J Szaflarski et al. Stroke. 1995 Jun.

Abstract

Background and purpose: We tested the hypothesis that cerebral hypoxia-ischemia selectively stimulates interleukin-1 beta (IL-1 beta) and tumor necrosis factor-alpha (TNF-alpha) gene expression in brain regions susceptible to irreversible injury in perinatal rats.

Methods: To elicit focal hypoxic-ischemic brain injury, 7-day-old perinatal (P7) rats were subjected to right carotid artery ligation followed by 3 hours of 8% O2 exposure and were killed 0 to 48 hours after hypoxia. Regional tissue IL-1 beta and TNF-alpha mRNA content were measured by reverse transcription followed by polymerase chain reaction amplification (RT-PCR) in samples prepared from cortex and hippocampus of the lesioned and contralateral hemispheres. cDNAs were amplified with primers specific for IL-1 beta, TNF-alpha, and the housekeeping gene glyceraldehyde-3-phosphate dehydrogenase (GAPDH), which served as an internal control. The RT-PCR products were subjected to Southern blot analysis and hybridized with 32P-labeled gene-specific probes. Radioactivity was measured in excised bands, and results were normalized on the basis of levels of GAPDH expression.

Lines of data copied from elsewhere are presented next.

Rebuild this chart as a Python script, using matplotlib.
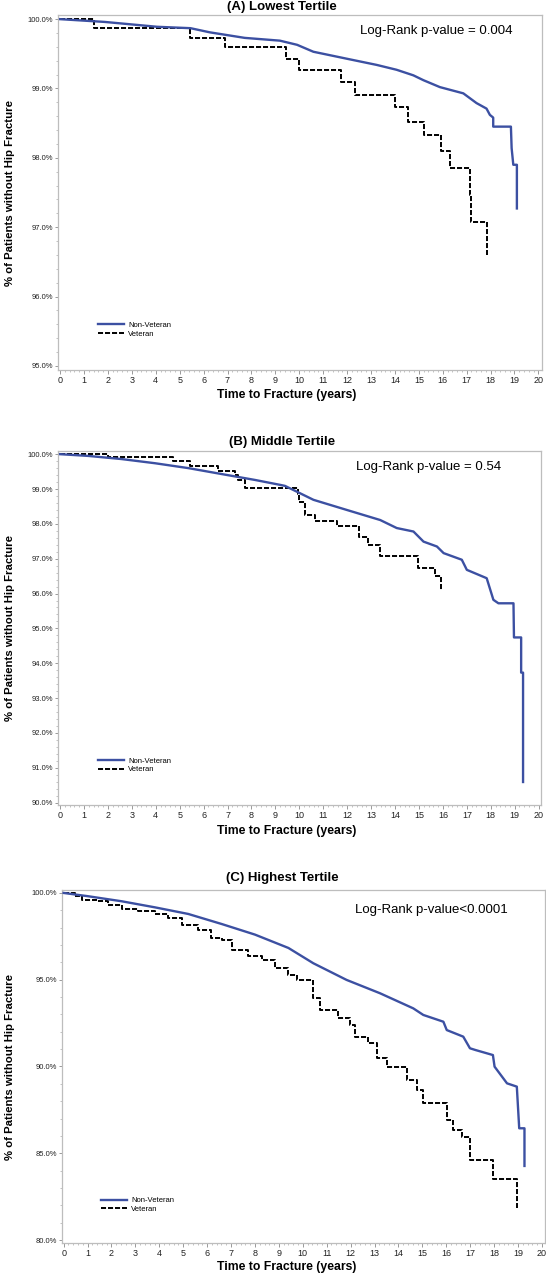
import matplotlib
matplotlib.use("Agg")
import matplotlib.pyplot as plt
from matplotlib.ticker import MultipleLocator, AutoMinorLocator, FuncFormatter

plt.rcParams['font.family'] = ['Liberation Sans', 'DejaVu Sans']

# ---- values (years, % without hip fracture) ----
# (A) Lowest tertile
a_nonvet_t = [0, 1.87, 4.06, 5.45, 6.26, 7.72, 9.19, 9.91, 10.59, 11.98, 13.24, 14.07, 14.77, 15.19,
              15.88, 16.86, 17.41, 17.83, 17.97, 18.11, 18.11, 18.85, 18.88, 18.95, 19.1, 19.1]
a_nonvet_s = [100, 99.96, 99.89, 99.87, 99.81, 99.73, 99.69, 99.63, 99.53, 99.43, 99.34, 99.27, 99.19,
              99.12, 99.02, 98.93, 98.79, 98.71, 98.62, 98.58, 98.45, 98.45, 98.14, 97.90, 97.90, 97.27]
a_vet_t = [0, 1.43, 5.45, 6.91, 9.43, 9.99, 11.75, 12.33, 14.0, 14.56, 15.2, 15.92, 16.3,
           17.14, 17.2, 17.83]
a_vet_s = [100, 99.87, 99.73, 99.60, 99.43, 99.27, 99.10, 98.91, 98.74, 98.52, 98.33, 98.10, 97.85,
           97.46, 97.08, 96.60]

# (B) Middle tertile
b_nonvet_t = [0, 1.18, 2.57, 3.97, 5.36, 6.75, 8.15, 9.19, 9.4, 10.59, 11.98, 13.38, 14.07, 14.77,
              15.19, 15.75, 16.03, 16.79, 17.0, 17.83, 18.11, 18.32, 18.95, 18.97, 19.27, 19.27,
              19.35, 19.35]
b_nonvet_s = [100, 99.95, 99.86, 99.74, 99.60, 99.43, 99.26, 99.12, 99.09, 98.69, 98.40, 98.11, 97.88,
              97.78, 97.49, 97.35, 97.16, 96.97, 96.68, 96.44, 95.82, 95.72, 95.72, 94.74, 94.74,
              93.73, 93.73, 90.59]
b_vet_t = [0, 2.02, 4.73, 5.43, 6.61, 7.31, 7.42, 7.73, 9.95, 10.0, 10.24, 10.66, 11.56, 12.51,
           12.89, 13.35, 14.95, 15.67, 15.9]
b_vet_s = [100, 99.91, 99.79, 99.67, 99.53, 99.40, 99.26, 99.04, 98.86, 98.64, 98.26, 98.09, 97.94,
           97.62, 97.40, 97.08, 96.73, 96.49, 96.06]

# (C) Highest tertile
c_nonvet_t = [0, 1.03, 2.43, 3.82, 5.21, 6.61, 8.0, 9.4, 10.44, 11.83, 13.23, 14.62, 15.04, 15.88,
              16.02, 16.71, 16.99, 17.22, 17.95, 18.02, 18.54, 18.95, 19.05, 19.27, 19.27]
c_nonvet_s = [100, 99.81, 99.52, 99.17, 98.79, 98.21, 97.60, 96.83, 95.95, 94.99, 94.22, 93.35, 92.97,
              92.58, 92.10, 91.72, 91.05, 90.95, 90.66, 89.99, 89.03, 88.84, 86.44, 86.44, 84.27]
c_vet_t = [0, 0.48, 0.76, 1.45, 1.87, 2.43, 3.12, 3.82, 4.38, 4.93, 5.63, 6.18, 6.61, 7.02, 7.72,
           8.28, 8.84, 9.4, 9.74, 10.44, 10.72, 11.49, 11.98, 12.18, 12.74, 13.09, 13.51, 14.34,
           14.76, 15.04, 16.02, 16.29, 16.64, 16.99, 17.95, 18.95]
c_vet_s = [100, 99.81, 99.62, 99.52, 99.33, 99.10, 98.98, 98.79, 98.56, 98.17, 97.88, 97.41, 97.31,
           96.73, 96.35, 96.16, 95.68, 95.25, 94.99, 93.93, 93.26, 92.77, 92.39, 91.72, 91.34,
           90.47, 89.99, 89.22, 88.65, 87.88, 86.92, 86.34, 85.95, 84.61, 83.50, 81.83]

titles = ["(A) Lowest Tertile", "(B) Middle Tertile", "(C) Highest Tertile"]
pvalues = ["Log-Rank p-value = 0.004", "Log-Rank p-value = 0.54", "Log-Rank p-value<0.0001"]
series_labels = ["Non-Veteran", "Veteran"]

BLUE = "#3C50A2"
FRAME = "#BDBDBD"
W, H = 546, 1280


def draw_panel(fig, box, xlim, ylim, ystep, nonvet, vet, title, pval, pval_xy, title_y, xlab_y, leg_xy):
    left, top, right, bottom = box
    ax = fig.add_axes([left / W, 1 - bottom / H, (right - left) / W, (bottom - top) / H])

    ax.plot(nonvet[0], nonvet[1], color=BLUE, lw=1.7, label=series_labels[0], zorder=3)
    ax.plot(vet[0], vet[1], color="black", lw=1.4, ls=(0, (2.6, 1.0)),
            drawstyle="steps-post", label=series_labels[1], zorder=2)

    ax.set_xlim(*xlim)
    ax.set_ylim(*ylim)
    ax.xaxis.set_major_locator(MultipleLocator(1))
    ax.xaxis.set_minor_locator(AutoMinorLocator(5))
    ax.yaxis.set_major_locator(MultipleLocator(ystep))
    ax.yaxis.set_minor_locator(AutoMinorLocator(5))
    ax.yaxis.set_major_formatter(FuncFormatter(lambda v, p: f"{v:.1f}%"))

    for sp in ax.spines.values():
        sp.set_color(FRAME)
        sp.set_linewidth(0.9)
    ax.tick_params(axis="x", which="major", length=3, width=0.7, color="#999999",
                   labelsize=6.5, labelcolor="#222222", pad=1.5)
    ax.tick_params(axis="y", which="major", length=2.5, width=0.7, color="#999999",
                   labelsize=5.5, labelcolor="#222222", pad=1)
    ax.tick_params(which="minor", length=1.6, width=0.5, color="#aaaaaa")

    ax.text(pval_xy[0], pval_xy[1], pval, transform=ax.transAxes, fontsize=9.5,
            ha="left", va="center")

    fig.text(282 / W, 1 - title_y / H, title, fontsize=9.5, fontweight="bold",
             ha="center", va="center")
    fig.text(287 / W, 1 - xlab_y / H, "Time to Fracture (years)", fontsize=8.8,
             fontweight="bold", ha="center", va="center")
    fig.text(10.5 / W, 1 - (top + bottom) / 2 / H, "% of Patients without Hip Fracture",
             fontsize=8.2, fontweight="bold", rotation=90, ha="center", va="center")

    ax.legend(loc="upper left", bbox_to_anchor=leg_xy, frameon=False, fontsize=5.5,
              handlelength=3.4, handletextpad=0.6, labelspacing=0.15,
              borderpad=0, borderaxespad=0)
    return ax


fig = plt.figure(figsize=(W / 100, H / 100), dpi=100)

draw_panel(fig, (57.7, 15, 542, 370), (-0.1, 20.15), (94.94, 100.06), 1,
           (a_nonvet_t, a_nonvet_s), (a_vet_t, a_vet_s),
           titles[0], pvalues[0], (0.624, 0.956), 7, 395, (0.083, 0.136))
draw_panel(fig, (57.7, 450.7, 541, 805), (-0.1, 20.1), (89.93, 100.1), 1,
           (b_nonvet_t, b_nonvet_s), (b_vet_t, b_vet_s),
           titles[1], pvalues[1], (0.617, 0.955), 442, 831, (0.083, 0.134))
draw_panel(fig, (62.2, 890, 544.8, 1243), (-0.06, 20.12), (79.83, 100.17), 5,
           (c_nonvet_t, c_nonvet_s), (c_vet_t, c_vet_s),
           titles[2], pvalues[2], (0.607, 0.943), 878, 1267, (0.080, 0.130))

fig.savefig("out.png", dpi=100)
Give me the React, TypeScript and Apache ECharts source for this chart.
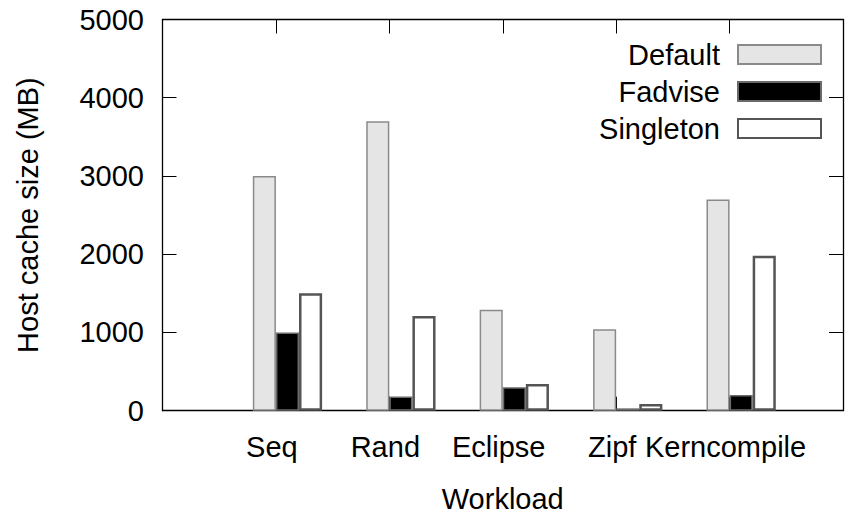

Results: In unlesioned P7 brain, IL-1 beta mRNA was barely detectable. In lesioned forebrain, there was a marked, transient stimulation of IL-1 beta mRNA expression, peaking at 4 hours after hypoxia. Hybridization signal was increased 16- to 30-fold over values from contralateral hemisphere samples in three independent assays (P < .05 comparing values in left and right cortex and in left and right hippocampus with the Kruskal-Wallis ranking test); by 24 hours after hypoxia, levels returned to normal. Similar transient increases in TNF-alpha mRNA expression were detected. In a closely related model of perinatal brain injury elicited by focal intracerebral N-methyl-D-aspartate injection, there was a corresponding acute stimulation of IL-1 beta and TNF-alpha mRNA expression at 4 hours after injection.

Conclusions: These results suggest that IL-1 beta and TNF-alpha may play important roles in the response of the developing brain to acute hypoxic-ischemic injury.